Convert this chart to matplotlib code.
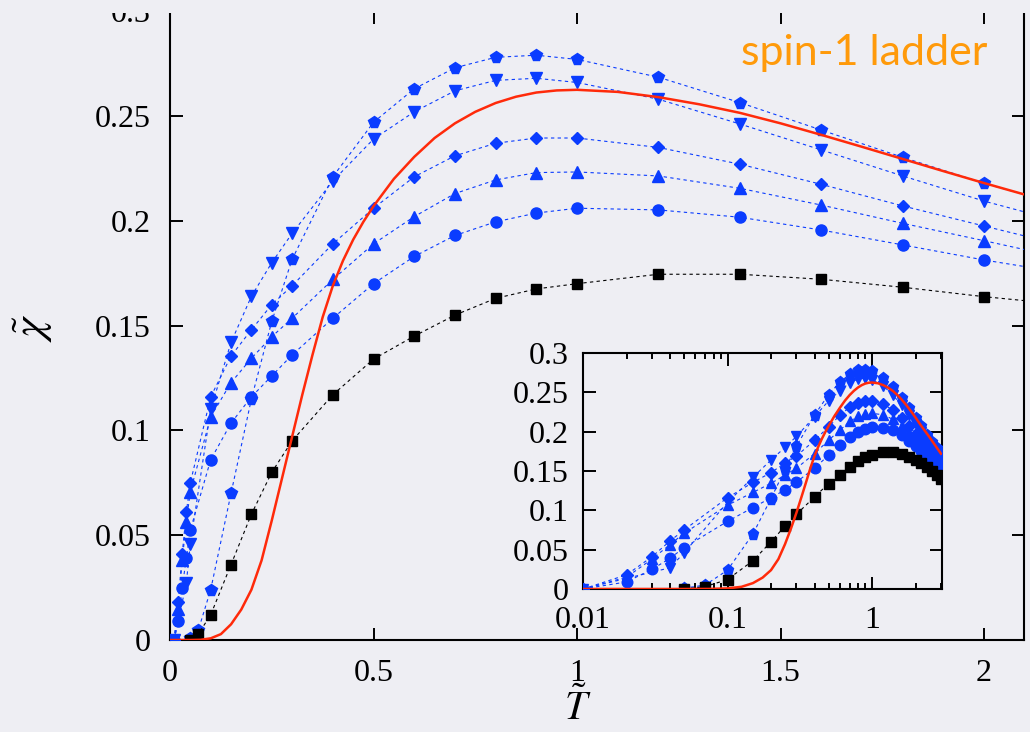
import numpy as np
import matplotlib
matplotlib.use("Agg")
import matplotlib.pyplot as plt
from matplotlib.patches import Rectangle
from matplotlib.ticker import FixedLocator, LogLocator, NullFormatter

plt.rcParams['font.family'] = 'Liberation Serif'
plt.rcParams['mathtext.fontset'] = 'stix'

BG = '#eeeef3'
BLUE = '#0a3cff'
RED = '#ff2a0a'
ORANGE = '#ff9a0a'

# ---- data ----
T_tail = [1.2, 1.4, 1.6, 1.8, 2.0, 2.2, 2.4, 2.6, 2.8, 3.0]

T_pent = [0.05, 0.07, 0.1, 0.15, 0.2, 0.25, 0.3, 0.4, 0.5, 0.6, 0.7, 0.8, 0.9, 1.0] + T_tail
chi_pent = [0.001, 0.005, 0.024, 0.070, 0.115, 0.152, 0.1816, 0.221, 0.247, 0.263, 0.273, 0.278,
            0.279, 0.277, 0.2685, 0.2564, 0.2433, 0.2303, 0.2179, 0.207, 0.196, 0.187, 0.179, 0.172]

T_dtri = [0.01, 0.04, 0.05, 0.1, 0.15, 0.2, 0.25, 0.3, 0.4, 0.5, 0.6, 0.7, 0.8, 0.9, 1.0] + T_tail
chi_dtri = [0.0, 0.027, 0.046, 0.110, 0.142, 0.164, 0.180, 0.194, 0.219, 0.239, 0.252, 0.262, 0.267,
            0.268, 0.266, 0.258, 0.2462, 0.2338, 0.2214, 0.2094, 0.199, 0.190, 0.181, 0.173, 0.166]

T_low = [0.01, 0.02, 0.03, 0.04, 0.05, 0.1, 0.15, 0.2, 0.25, 0.3, 0.4, 0.5, 0.6, 0.7, 0.8, 0.9, 1.0] + T_tail
chi_diam = [0.0, 0.018, 0.041, 0.061, 0.075, 0.116, 0.1355, 0.148, 0.160, 0.169, 0.189, 0.206, 0.221,
            0.231, 0.237, 0.2395, 0.2395, 0.235, 0.227, 0.2174, 0.2071, 0.1975, 0.188, 0.180, 0.172,
            0.166, 0.160]
chi_utri = [0.0, 0.015, 0.038, 0.0565, 0.0708, 0.1065, 0.1228, 0.1344, 0.1447, 0.1535, 0.172, 0.189,
            0.202, 0.213, 0.2195, 0.223, 0.2233, 0.2214, 0.2155, 0.2075, 0.1988, 0.1905, 0.182, 0.175,
            0.168, 0.162, 0.156]
chi_circ = [0.0, 0.009, 0.025, 0.039, 0.0525, 0.086, 0.1035, 0.116, 0.126, 0.136, 0.1535, 0.170,
            0.183, 0.193, 0.1995, 0.2037, 0.206, 0.2052, 0.2017, 0.1956, 0.1885, 0.1813, 0.175, 0.168,
            0.162, 0.156, 0.150]

T_sq = [0.05, 0.07, 0.1, 0.15, 0.2, 0.25, 0.3, 0.4, 0.5, 0.6, 0.7, 0.8, 0.9, 1.0] + T_tail
chi_sq = [0.0, 0.003, 0.012, 0.036, 0.060, 0.080, 0.095, 0.117, 0.134, 0.145, 0.155, 0.163, 0.1675,
          0.170, 0.1745, 0.1745, 0.1721, 0.1683, 0.1638, 0.160, 0.155, 0.150, 0.145, 0.140]

T_red = [0.0, 0.01, 0.05, 0.075, 0.1, 0.125, 0.15, 0.175, 0.2, 0.225, 0.25, 0.275, 0.3, 0.325, 0.35,
         0.375, 0.4, 0.425, 0.45, 0.475, 0.5, 0.55, 0.6, 0.65, 0.7, 0.75, 0.8, 0.85, 0.9, 0.95, 1.0,
         1.1, 1.2, 1.3, 1.4, 1.5, 1.6, 1.7, 1.8, 1.9, 2.0, 2.2, 2.5, 3.0]
chi_red = [0.0, 0.0, 0.0, 0.0001, 0.0008, 0.0028, 0.0075, 0.0145, 0.024, 0.038, 0.057, 0.077, 0.097,
           0.117, 0.136, 0.154, 0.169, 0.181, 0.191, 0.1995, 0.207, 0.220, 0.2305, 0.2395, 0.2465,
           0.252, 0.2562, 0.2592, 0.2612, 0.2622, 0.2625, 0.2615, 0.259, 0.2556, 0.2515, 0.2465,
           0.241, 0.2353, 0.2295, 0.2237, 0.218, 0.207, 0.193, 0.172]

blue_series = [
    (T_pent, chi_pent, 'p', 8.5),
    (T_dtri, chi_dtri, 'v', 8),
    (T_low, chi_diam, 'D', 6),
    (T_low, chi_utri, '^', 8),
    (T_low, chi_circ, 'o', 8),
]


def draw(ax, ms_scale=1.0):
    for T, chi, mk, ms in blue_series:
        ax.plot(T, chi, color=BLUE, ls=(0, (3, 3)), lw=0.8, marker=mk, ms=ms * ms_scale,
                mec=BLUE, mfc=BLUE, zorder=3)
    ax.plot(T_sq, chi_sq, color='black', ls=(0, (3, 3)), lw=0.8, marker='s', ms=7 * ms_scale,
            mec='black', mfc='black', zorder=3)
    ax.plot(T_red, chi_red, color=RED, lw=1.8, zorder=4)


def style(ax):
    ax.set_facecolor('none')
    for s in ax.spines.values():
        s.set_linewidth(1.5)
    ax.tick_params(which='both', direction='in', top=True, right=True, width=1.4, labelsize=23)
    ax.tick_params(which='major', length=9)
    ax.tick_params(which='minor', length=4.5)


fig = plt.figure(figsize=(10.3, 7.32), dpi=100)
fig.patch.set_facecolor(BG)

ax = fig.add_axes([170 / 1030, 1 - 640 / 732, 854 / 1030, 628.8 / 732])
draw(ax)
style(ax)
ax.set_xlim(0, 2.098)
ax.set_ylim(0, 0.3)
ax.spines['top'].set_visible(False)
ax.xaxis.set_major_locator(FixedLocator([0, 0.5, 1, 1.5, 2]))
ax.set_xticklabels(['0', '0.5', '1', '1.5', '2'])
ax.yaxis.set_major_locator(FixedLocator([0, 0.05, 0.1, 0.15, 0.2, 0.25, 0.3]))
ax.set_yticklabels(['0', '0.05', '0.1', '0.15', '0.2', '0.25', '0.3'])
ax.tick_params(axis='x', pad=14)
ax.tick_params(axis='y', pad=14)
ax.set_xlabel(r'$\tilde{T}$', fontsize=29)
ax.xaxis.set_label_coords(0.478, -0.077)
ax.set_ylabel(r'$\tilde{\chi}$', fontsize=32)
ax.yaxis.set_label_coords(-0.135, 0.497)

fig.text(0.959, 1 - 65 / 732, 'spin-1 ladder', color=ORANGE, fontsize=31,
         family='Lato', ha='right', va='baseline')

ins = fig.add_axes([583 / 1030, 1 - 589 / 732, 359 / 1030, 236 / 732])
ins.set_facecolor(BG)
draw(ins, 0.95)
style(ins)
ins.set_xscale('log')
ins.set_xlim(0.01, 3.05)
ins.set_ylim(0, 0.3)
ins.xaxis.set_major_locator(FixedLocator([0.01, 0.1, 1]))
ins.set_xticklabels(['0.01', '0.1', '1'])
ins.xaxis.set_minor_locator(LogLocator(base=10, subs=np.arange(2, 10)))
ins.xaxis.set_minor_formatter(NullFormatter())
ins.yaxis.set_major_locator(FixedLocator([0, 0.05, 0.1, 0.15, 0.2, 0.25, 0.3]))
ins.set_yticklabels(['0', '0.05', '0.1', '0.15', '0.2', '0.25', '0.3'])
ins.tick_params(axis='x', pad=12)
ins.tick_params(axis='y', pad=10)

# the source image is cropped just below the top frame line
fig.patches.append(Rectangle((0, 1 - 13 / 732), 1, 13 / 732, transform=fig.transFigure,
                             facecolor=BG, edgecolor='none', zorder=10))

fig.savefig('out.png', dpi=100, facecolor=BG)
────────
GIVEN EXERCISE:
Restate the material word for word from its first line through the line containing "ORANGE = '#ff9a0a'", both included; the pictures do not belong in it.

THE REPLY:
Convert this chart to matplotlib code.
import numpy as np
import matplotlib
matplotlib.use("Agg")
import matplotlib.pyplot as plt
from matplotlib.patches import Rectangle
from matplotlib.ticker import FixedLocator, LogLocator, NullFormatter

plt.rcParams['font.family'] = 'Liberation Serif'
plt.rcParams['mathtext.fontset'] = 'stix'

BG = '#eeeef3'
BLUE = '#0a3cff'
RED = '#ff2a0a'
ORANGE = '#ff9a0a'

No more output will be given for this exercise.